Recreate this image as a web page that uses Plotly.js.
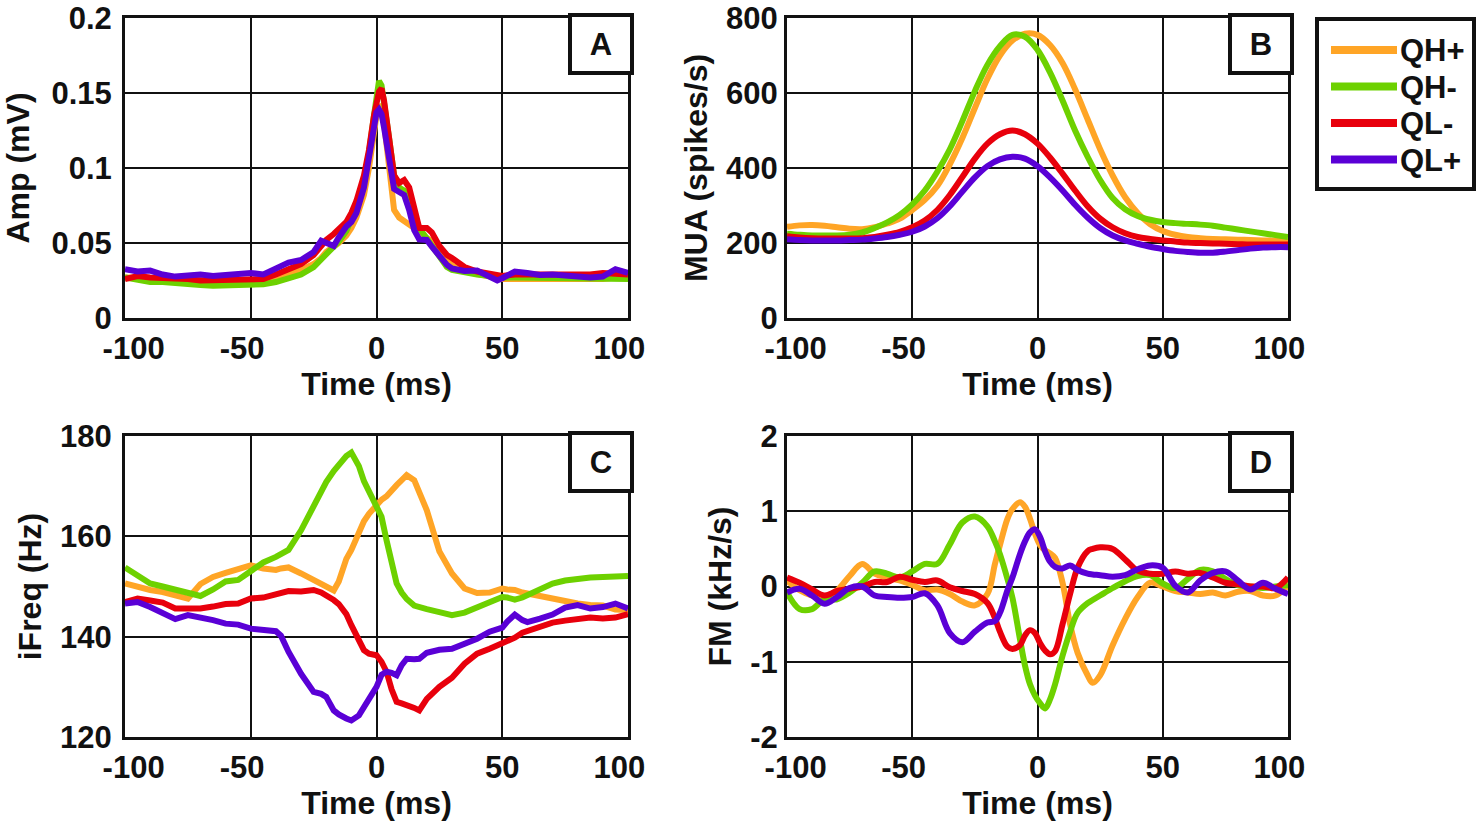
<!DOCTYPE html>
<html>
<head>
<meta charset="utf-8">
<script src="https://cdn.plot.ly/plotly-3.0.1.min.js"></script>
<style>html,body{margin:0;padding:0;background:#fff;}#chart{width:1477px;height:821px;}</style>
</head>
<body>
<div id="chart"></div>
<script>
// ---------------- DATA ----------------
const seriesNames = ['QH+', 'QH-', 'QL-', 'QL+'];
const seriesColors = ['#FFA526', '#6DD100', '#E8000C', '#5A00D6'];

const xTickVals = [-100, -50, 0, 50, 100];
const xTickText = ['\u00A0\u00A0-100', '-50\u00A0\u00A0', '0', '50', '100\u00A0\u00A0'];

// Panel A: Amp (mV)
const timeA = [-100,-95,-90,-85,-80,-75,-70,-65,-60,-55,-50,-45,-40,-35,-30,-25,-22,-20,-17,-15,-12,-10,-8,-5,-3,-1,0,1,2,3,5,7,9,11,13,15,17,20,22,25,28,30,35,40,45,48,50,55,60,65,70,75,80,85,90,95,100];
const ampQHp = [0.027,0.027,0.026,0.027,0.027,0.026,0.026,0.025,0.025,0.025,0.025,0.025,0.027,0.029,0.032,0.036,0.040,0.044,0.047,0.050,0.055,0.060,0.067,0.082,0.100,0.125,0.135,0.142,0.140,0.130,0.100,0.072,0.067,0.065,0.063,0.060,0.057,0.054,0.051,0.045,0.038,0.035,0.031,0.029,0.028,0.026,0.026,0.026,0.026,0.026,0.026,0.026,0.025,0.026,0.026,0.027,0.027];
const ampQHm = [0.027,0.025,0.024,0.024,0.023,0.0225,0.022,0.0215,0.0215,0.0215,0.022,0.0225,0.024,0.027,0.029,0.034,0.039,0.043,0.047,0.051,0.058,0.065,0.074,0.092,0.110,0.135,0.148,0.158,0.155,0.145,0.120,0.095,0.087,0.085,0.078,0.068,0.060,0.053,0.048,0.040,0.034,0.032,0.030,0.029,0.028,0.027,0.027,0.027,0.027,0.027,0.027,0.027,0.027,0.027,0.026,0.026,0.026];
const ampQLm = [0.026,0.028,0.027,0.027,0.026,0.026,0.025,0.025,0.025,0.025,0.025,0.026,0.029,0.032,0.036,0.042,0.048,0.052,0.056,0.059,0.064,0.070,0.078,0.095,0.112,0.135,0.145,0.151,0.153,0.145,0.120,0.095,0.090,0.092,0.087,0.072,0.060,0.060,0.057,0.048,0.042,0.040,0.034,0.031,0.030,0.029,0.028,0.029,0.029,0.029,0.029,0.028,0.029,0.029,0.030,0.029,0.029];
const ampQLp = [0.0325,0.031,0.0316,0.029,0.0276,0.028,0.029,0.028,0.0287,0.0287,0.030,0.029,0.033,0.037,0.0387,0.044,0.0515,0.050,0.048,0.0537,0.061,0.064,0.070,0.087,0.105,0.127,0.137,0.139,0.136,0.127,0.107,0.086,0.084,0.082,0.072,0.0586,0.0524,0.052,0.0475,0.041,0.0354,0.033,0.0314,0.0316,0.0276,0.025,0.0265,0.031,0.030,0.0287,0.029,0.028,0.028,0.027,0.0276,0.0325,0.030];

// Panel B: MUA (spikes/s)
const timeB = [-100,-95,-90,-85,-80,-75,-70,-65,-60,-55,-50,-45,-40,-35,-30,-25,-20,-15,-10,-5,0,5,10,15,20,25,30,35,40,45,50,55,60,65,70,75,80,85,90,95,100];
const muaQHp = [243,247,248,246,242,238,237,242,252,265,288,315,352,410,480,560,638,700,740,758,755,728,680,610,530,450,380,322,280,250,232,222,216,213,211,210,209,208,207,206,205];
const muaQHm = [225,222,220,220,220,222,228,240,255,275,303,340,390,450,525,605,675,725,755,750,715,655,580,500,430,368,320,290,272,262,256,253,251,249,246,241,236,231,226,221,216];
const muaQLm = [218,215,213,212,212,212,213,216,222,230,242,260,288,328,376,425,465,490,500,490,465,428,385,340,298,265,242,226,216,211,207,204,201,200,199,198,197,196,196,196,196];
const muaQLp = [210,208,207,207,207,208,209,212,216,222,230,244,266,298,337,375,405,423,430,425,405,375,340,302,268,240,220,207,198,190,184,179,176,174,174,177,181,185,188,189,189];

// Panel C: iFreq (Hz)
const timeC = [-100,-95,-90,-85,-80,-75,-70,-65,-60,-55,-50,-45,-40,-38,-35,-30,-25,-22,-20,-17,-15,-12,-10,-7,-5,-3,0,2,4,6,8,10,12,15,17,20,25,30,35,40,45,50,52,55,58,60,65,70,75,80,85,90,95,100];
const freqQHp = [150.6,149.9,149.3,148.9,148.3,147.6,150.5,151.9,152.7,153.4,154.2,153.6,153.3,153.6,153.8,152.6,151.4,150.5,149.9,149.2,151.0,155.5,157.3,161.0,163.0,164.5,166.2,167.3,168.0,169.3,170.2,171.2,172.2,171.2,169.0,165.2,157.0,152.6,149.6,148.7,148.8,149.6,149.4,149.3,148.8,148.6,148.2,147.4,147.0,146.6,146.3,146.2,145.4,145.3];
const freqQHm = [153.8,152.3,150.6,150.0,149.4,148.6,148.1,149.4,151.0,151.3,153.0,154.8,155.9,156.4,157.3,161.2,166.0,169.0,170.8,173.0,174.3,176.0,176.7,174.0,171.0,169.0,166.0,163.9,159.2,154.6,150.6,148.8,147.5,146.2,145.8,145.5,144.9,144.3,144.8,145.8,147.0,147.9,147.8,147.4,147.8,148.3,149.5,150.6,151.2,151.6,151.8,151.9,152.0,152.1];
const freqQLm = [146.9,147.6,147.2,146.8,145.6,145.6,145.6,146.0,146.5,146.6,147.6,147.8,148.3,148.6,149.1,149.0,149.3,148.8,148.3,147.3,146.5,144.5,142.3,139.5,137.3,136.6,136.3,135.0,133.0,129.5,127.0,126.7,126.4,125.8,125.3,127.6,130.0,131.8,134.6,136.6,137.6,138.6,139.2,139.8,140.8,141.1,141.8,142.8,143.2,143.4,143.8,143.6,143.8,144.5];
const freqQLp = [146.6,146.9,145.9,144.8,143.5,144.3,143.9,143.3,142.6,142.4,141.6,141.3,141.1,140.2,137.0,132.6,129.0,128.6,128.0,125.3,124.5,123.7,123.3,124.3,125.8,127.3,130.0,132.4,133.0,132.8,132.3,134.3,135.6,135.5,135.6,136.8,137.4,137.6,138.5,139.6,141.0,141.8,143.0,144.4,143.3,142.9,143.6,144.4,145.8,146.3,145.6,145.9,146.6,145.6];

// Panel D: FM (kHz/s)
const timeD = [-100,-95,-90,-85,-80,-75,-70,-65,-60,-55,-50,-45,-40,-35,-30,-25,-20,-17,-15,-12,-10,-7,-5,-3,-1,1,3,5,7,10,13,16,20,22,25,30,35,40,45,50,55,60,65,70,75,80,85,90,95,100];
const fmQHp = [0.08,-0.05,-0.12,-0.14,-0.05,0.14,0.30,0.17,0.12,0.08,0.02,-0.05,-0.04,-0.10,-0.20,-0.25,-0.10,0.30,0.55,0.90,1.03,1.12,1.06,0.90,0.70,0.55,0.48,0.44,0.38,0.05,-0.50,-0.88,-1.18,-1.28,-1.18,-0.78,-0.43,-0.14,0.05,0.00,-0.06,-0.08,-0.10,-0.08,-0.12,-0.07,-0.06,-0.12,-0.12,0.02];
const fmQHm = [-0.08,-0.30,-0.30,-0.17,-0.17,-0.08,0.05,0.20,0.17,0.12,0.20,0.30,0.30,0.56,0.85,0.93,0.80,0.60,0.43,0.10,-0.15,-0.70,-1.05,-1.30,-1.45,-1.55,-1.62,-1.50,-1.30,-0.92,-0.60,-0.35,-0.22,-0.18,-0.12,-0.02,0.07,0.14,0.15,0.04,-0.02,0.10,0.22,0.20,0.10,0.02,0.00,-0.02,0.00,0.02];
const fmQLm = [0.12,0.05,-0.04,-0.12,-0.06,-0.03,0.00,0.06,0.06,0.13,0.09,0.06,0.08,-0.01,-0.06,-0.10,-0.22,-0.42,-0.60,-0.80,-0.83,-0.78,-0.65,-0.58,-0.62,-0.75,-0.85,-0.90,-0.86,-0.50,-0.10,0.25,0.47,0.50,0.52,0.50,0.36,0.21,0.17,0.17,0.20,0.17,0.18,0.12,0.05,0.03,0.00,0.00,-0.02,0.12];
const fmQLp = [-0.08,-0.03,-0.12,-0.23,-0.14,-0.02,0.00,-0.12,-0.14,-0.15,-0.14,-0.09,-0.25,-0.62,-0.74,-0.60,-0.48,-0.46,-0.35,-0.05,0.12,0.43,0.60,0.72,0.76,0.66,0.47,0.33,0.26,0.24,0.28,0.22,0.17,0.16,0.15,0.13,0.15,0.23,0.28,0.25,0.01,-0.08,0.08,0.18,0.20,0.08,-0.04,0.05,-0.03,-0.10];

// ---------------- LAYOUT HELPERS ----------------
const W = 1477, H = 821;
const fx = v => v / W;
const fy = v => 1 - v / H;
const FONT = "'Liberation Sans', Arial, sans-serif";
const INK = '#111111';
const TICK = {family: FONT, size: 31, color: INK, weight: 'bold'};
const TITLE = {family: FONT, size: 32, color: INK, weight: 'bold'};

const panels = [
  {key:'', x:[125,628], y:[18,318], time:timeA, vals:[ampQHp,ampQHm,ampQLm,ampQLp], shape:'linear',
   yr:[0,0.2], yt:[0,0.05,0.1,0.15,0.2], ytt:['0','0.05','0.1','0.15','0.2'], ytitle:'Amp (mV)', letter:'A', ystand:4, ytstand:22},
  {key:'2', x:[787,1288], y:[18,318], time:timeB, vals:[muaQHp,muaQHm,muaQLm,muaQLp], shape:'spline',
   yr:[0,800], yt:[0,200,400,600,800], ytt:['0','200','400','600','800'], ytitle:'MUA (spikes/s)', letter:'B', ystand:0, ytstand:9},
  {key:'3', x:[125,628], y:[436,737], time:timeC, vals:[freqQHp,freqQHm,freqQLm,freqQLp], shape:'linear',
   yr:[120,180], yt:[120,140,160,180], ytt:['120','140','160','180'], ytitle:'iFreq (Hz)', letter:'C', ystand:4, ytstand:9},
  {key:'4', x:[787,1288], y:[436,737], time:timeD, vals:[fmQHp,fmQHm,fmQLm,fmQLp], shape:'spline',
   yr:[-2,2], yt:[-2,-1,0,1,2], ytt:['-2','-1','0','1','2'], ytitle:'FM (kHz/s)', letter:'D', ystand:0, ytstand:10}
];

const traces = [];
const layout = {
  width: W, height: H,
  margin: {l:0, r:0, t:0, b:0},
  paper_bgcolor: '#ffffff', plot_bgcolor: '#ffffff',
  showlegend: false,
  font: {family: FONT, size: 31, color: INK, weight: 'bold'},
  annotations: [], shapes: []
};

panels.forEach(p => {
  p.vals.forEach((v, i) => {
    traces.push({
      type: 'scatter', mode: 'lines',
      x: p.time, y: v, name: seriesNames[i],
      xaxis: 'x' + p.key, yaxis: 'y' + p.key,
      line: {color: seriesColors[i], width: 6, shape: p.shape, smoothing: 1},
      hoverinfo: 'skip'
    });
  });
  const common = {
    showgrid: true, gridcolor: INK, gridwidth: 2,
    showline: true, mirror: true, linecolor: INK, linewidth: 3,
    zeroline: false, ticks: '', fixedrange: true,
    ticklabeloverflow: 'allow',
    tickfont: TICK
  };
  layout['xaxis' + p.key] = Object.assign({}, common, {
    domain: [fx(p.x[0]), fx(p.x[1])], anchor: 'y' + p.key,
    range: [-100, 100], tickmode: 'array', tickvals: xTickVals, ticktext: xTickText,
    ticklabelstandoff: 1,
    title: {text: 'Time (ms)', font: TITLE, standoff: 0}
  });
  layout['yaxis' + p.key] = Object.assign({}, common, {
    domain: [fy(p.y[1]), fy(p.y[0])], anchor: 'x' + p.key,
    range: p.yr, tickmode: 'array', tickvals: p.yt, ticktext: p.ytt,
    ticklabelstandoff: p.ystand,
    title: {text: p.ytitle, font: TITLE, standoff: p.ytstand}
  });
  // panel letter box
  layout.annotations.push({
    xref: 'paper', yref: 'paper',
    x: fx(p.x[1] - 27), y: fy(p.y[0] + 26),
    xanchor: 'center', yanchor: 'middle',
    text: p.letter, showarrow: false,
    width: 58, height: 54, borderpad: 0,
    bordercolor: INK, borderwidth: 4, bgcolor: '#ffffff',
    font: {family: FONT, size: 31, color: INK, weight: 'bold'}
  });
});

// legend (drawn as a boxed key to the right of panel B)
const legBox = {x0: 1317, x1: 1474, y0: 19, y1: 189};
layout.shapes.push({
  type: 'rect', xref: 'paper', yref: 'paper',
  x0: fx(legBox.x0), x1: fx(legBox.x1), y0: fy(legBox.y1), y1: fy(legBox.y0),
  line: {color: INK, width: 4}, fillcolor: '#ffffff', layer: 'above'
});
seriesNames.forEach((nm, i) => {
  const yc = 50 + i * 36.5;
  layout.shapes.push({
    type: 'line', xref: 'paper', yref: 'paper',
    x0: fx(1331), x1: fx(1397), y0: fy(yc), y1: fy(yc),
    line: {color: seriesColors[i], width: 8}, layer: 'above'
  });
  layout.annotations.push({
    xref: 'paper', yref: 'paper', x: fx(1398), y: fy(yc + 1),
    xanchor: 'left', yanchor: 'middle', text: nm, showarrow: false,
    font: {family: FONT, size: 31, color: INK, weight: 'bold'}
  });
});

Plotly.newPlot('chart', traces, layout, {staticPlot: true, displayModeBar: false});
</script>
</body>
</html>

> _Given problem_: Please reproduce the listing exactly from its opening line through the line that contains "['#FFA526', '#6DD100', '#E8000C', '#5A00D6'];", both included, with all pictures omitted.

> _Exercise result_:
Recreate this image as a web page that uses Plotly.js.
<!DOCTYPE html>
<html>
<head>
<meta charset="utf-8">
<script src="https://cdn.plot.ly/plotly-3.0.1.min.js"></script>
<style>html,body{margin:0;padding:0;background:#fff;}#chart{width:1477px;height:821px;}</style>
</head>
<body>
<div id="chart"></div>
<script>
// ---------------- DATA ----------------
const seriesNames = ['QH+', 'QH-', 'QL-', 'QL+'];
const seriesColors = ['#FFA526', '#6DD100', '#E8000C', '#5A00D6'];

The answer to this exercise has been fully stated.